3. Il ressort des termes de l'arrêté contesté et des éléments précis et circonstanciés contenus dans la note des services de renseignement produite par le ministre de l'intérieur, que Mme B...fait partie d'une fratrie très impliquée dans le conflit syrien ; que son frère a gagné la Syrie en 2013, pour combattre ; que sa soeur a également rejoint les rangs de " Daech " en 2014, accompagnée de son mari et de leurs six enfants ; que, concomitamment au départ de sa soeur, Mme B...a déposé une demande de passeport pour son fils Ilyès Bajgar ; que son insistance répétée pour obtenir très rapidement ce passeport a conduit le juge des enfants de Tarascon à ordonner, le 4 novembre 2014, une mesure judiciaire d'assistance éducative et une interdiction de sortie du territoire pour les enfants Ilyès et Moad Bajgar, jusqu'au 30 septembre 2015, au motif que " ses dénégations peu probantes sur le lieu de résidence de son frère et de sa soeur alors qu'elle est décrite par son ex-époux comme étant très liée à eux, et les dates très proches entre le départ de sa soeur (octobre 2014) et la demande de passeport pour Ilyès (30 septembre 2014), interpellent quant à un possible départ vers la Syrie ". C'est au regard de l'ensemble de ces éléments que le ministre de l'intérieur a prononcé, le 19 février 2015, une mesure d'interdiction de sortie du territoire à l'égard de MmeB.... Cette mesure a été renouvelée, le 30 décembre 2015 et le 28 juillet 2016, au motif que l'intéressée maintenait des relations avec sa fratrie, dont elle connaissait les activités en Syrie, tandis que son fils Ilyès avait indiqué, lors d'un entretien avec un éducateur à la demande du juge pour enfants, que son frère aîné avait déclaré vouloir suivre la même voie. Pour renouveler une nouvelle fois, pour une durée de six mois à compter de la notification de l'arrêté du 16 mars 2017, la mesure d'interdiction de sortie du territoire prise à l'égard de MmeB..., le ministre de l'intérieur a considéré que le risque d'un départ sur zone de l'intéressée ne pouvait être écarté " au regard de ses velléités de départ réitérées et revendiquées en zone de combat à des fins jihadistes, de la présence de sa famille en Syrie et de la circonstance que ses enfants ne sont plus protégés par une interdiction judiciaire de sortie du territoire, laquelle a pris fin le 30 septembre 2016 ".

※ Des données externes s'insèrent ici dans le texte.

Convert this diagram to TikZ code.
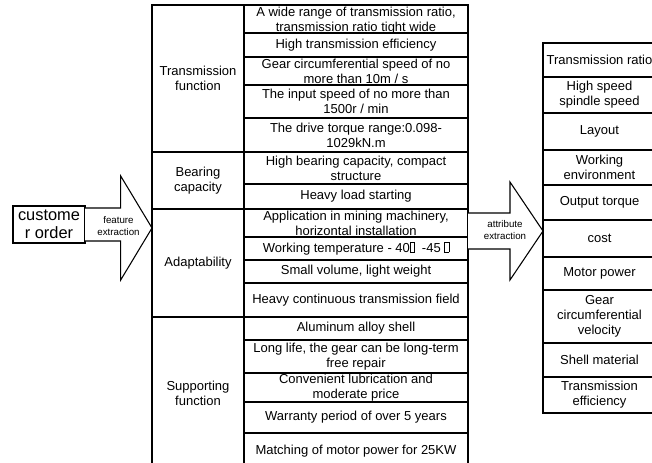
\documentclass[tikz,border=0pt]{standalone}
\usepackage{fontspec}
\setmainfont{Liberation Sans}

% cell helper: [style]{name}{x1}{y1}{x2}{y2}{text}, coordinates in pixels
\newcommand\cellat[7][]{%
  \node[cell,#1,minimum width={(#5-#3)*0.75pt},minimum height={(#6-#4)*0.75pt}]
    (#2) at ({(#3+#5)/2},{(#4+#6)/2}) {#7};}
% the unrendered glyph box printed after the temperatures
\newcommand\tofu{{\fboxsep=0pt\fboxrule=0.5pt\fbox{\rule{0pt}{7pt}\hspace{2.6pt}}}}

\tikzset{
  cell/.style={draw,line width=0.8pt,inner sep=0pt,align=center,
    font=\fontsize{9.75}{11.25}\selectfont},
  celltext/.style={inner sep=0pt,align=center,
    font=\fontsize{9.75}{11.25}\selectfont},
  bigtext/.style={font=\fontsize{12.3}{13.6}\selectfont},
  arrowline/.style={draw,line width=0.8pt,line join=miter,fill=white},
  arrowlabel/.style={align=center,inner sep=0pt,
    font=\fontsize{7.3}{8.8}\selectfont}
}

\begin{document}
\begin{tikzpicture}[x=0.75pt,y=-0.75pt]
\useasboundingbox (0,0) rectangle (652,463);

% order box and first block arrow
\cellat[bigtext]{order}{13}{206}{85}{243}{custome\\r order}
\path[arrowline] (85,208) -- (120.7,208) -- (120.7,176) -- (152,228)
  -- (120.7,280) -- (120.7,241) -- (85,241);
\node[arrowlabel] (fe) at (118.5,226) {feature\\extraction};

% middle table: categories
\cellat{cat1}{152}{5}{244}{152}{Transmission\\function}
\cellat{cat2}{152}{152}{244}{209}{Bearing\\capacity}
\cellat{cat3}{152}{209}{244}{317}{Adaptability}
\cellat{cat4}{152}{317}{244}{470}{Supporting\\function}

% middle table: features
\cellat{f1}{244}{5}{468}{33}{}
\node[celltext] (f1text) at (356,20.5) {A wide range of transmission ratio,\\transmission ratio tight wide};
\cellat{f2}{244}{33}{468}{57}{High transmission efficiency}
\cellat{f3}{244}{57}{468}{85}{Gear circumferential speed of no\\more than 10m / s}
\cellat{f4}{244}{85}{468}{118}{The input speed of no more than\\1500r / min}
\cellat{f5}{244}{118}{468}{152}{The drive torque range:0.098-\\1029kN.m}
\cellat{f6}{244}{152}{468}{184}{High bearing capacity, compact\\structure}
\cellat{f7}{244}{184}{468}{209}{Heavy load starting}
\cellat{f8}{244}{209}{468}{237}{Application in mining machinery,\\horizontal installation}
\cellat{f9}{244}{237}{468}{260}{Working temperature - 40\tofu\ \ -45 \tofu}
\cellat{f10}{244}{260}{468}{283}{Small volume, light weight}
\cellat{f11}{244}{283}{468}{317}{Heavy continuous transmission field}
\cellat{f12}{244}{317}{468}{340}{Aluminum alloy shell}
\cellat{f13}{244}{340}{468}{373}{Long life, the gear can be long-term\\free repair}
\cellat{f14}{244}{373}{468}{402}{Convenient lubrication and\\moderate price}
\cellat{f15}{244}{402}{468}{433}{Warranty period of over 5 years}
\cellat{f16}{244}{433}{468}{470}{Matching of motor power for 25KW}

% second block arrow
\path[arrowline] (468,213) -- (510,213) -- (510,182) -- (543,231)
  -- (510,280) -- (510,249) -- (468,249);
\node[arrowlabel] (ae) at (505,230) {attribute\\extraction};

% attribute table
\cellat{t1}{543}{43}{656}{77}{Transmission ratio}
\cellat{t2}{543}{77}{656}{113}{High speed\\spindle speed}
\cellat{t3}{543}{113}{656}{150}{Layout}
\cellat{t4}{543}{150}{656}{185}{Working\\environment}
\cellat{t5}{543}{185}{656}{220}{Output torque}
\cellat{t6}{543}{220}{656}{257}{cost}
\cellat{t7}{543}{257}{656}{290}{Motor power}
\cellat{t8}{543}{290}{656}{343}{Gear\\circumferential\\velocity}
\cellat{t9}{543}{343}{656}{377}{Shell material}
\cellat{t10}{543}{377}{656}{413}{Transmission\\efficiency}
\end{tikzpicture}
\end{document}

4. En premier lieu, au soutien des moyens tirés de ce que la décision serait entachée d'erreurs quant à la matérialité et à l'appréciation des faits, Mme B...fait valoir qu'elle n'a demandé le renouvellement du passeport de son fils en octobre 2014 qu'afin de pouvoir partir en vacances au Maroc d'où elle est originaire. Toutefois, ainsi que l'a relevé le tribunal, il ressort des pièces du dossier que cette demande est exactement contemporaine du moment où sa soeur, son beau-frère et leurs enfants ont quitté la France pour rejoindre la Syrie. De surcroît, à cette époque et jusqu'au 18 juin 2015, l'entrée sur le territoire marocain pour un ressortissant français ne nécessitait pas la possession d'un passeport mais seulement celle d'une carte nationale d'identité.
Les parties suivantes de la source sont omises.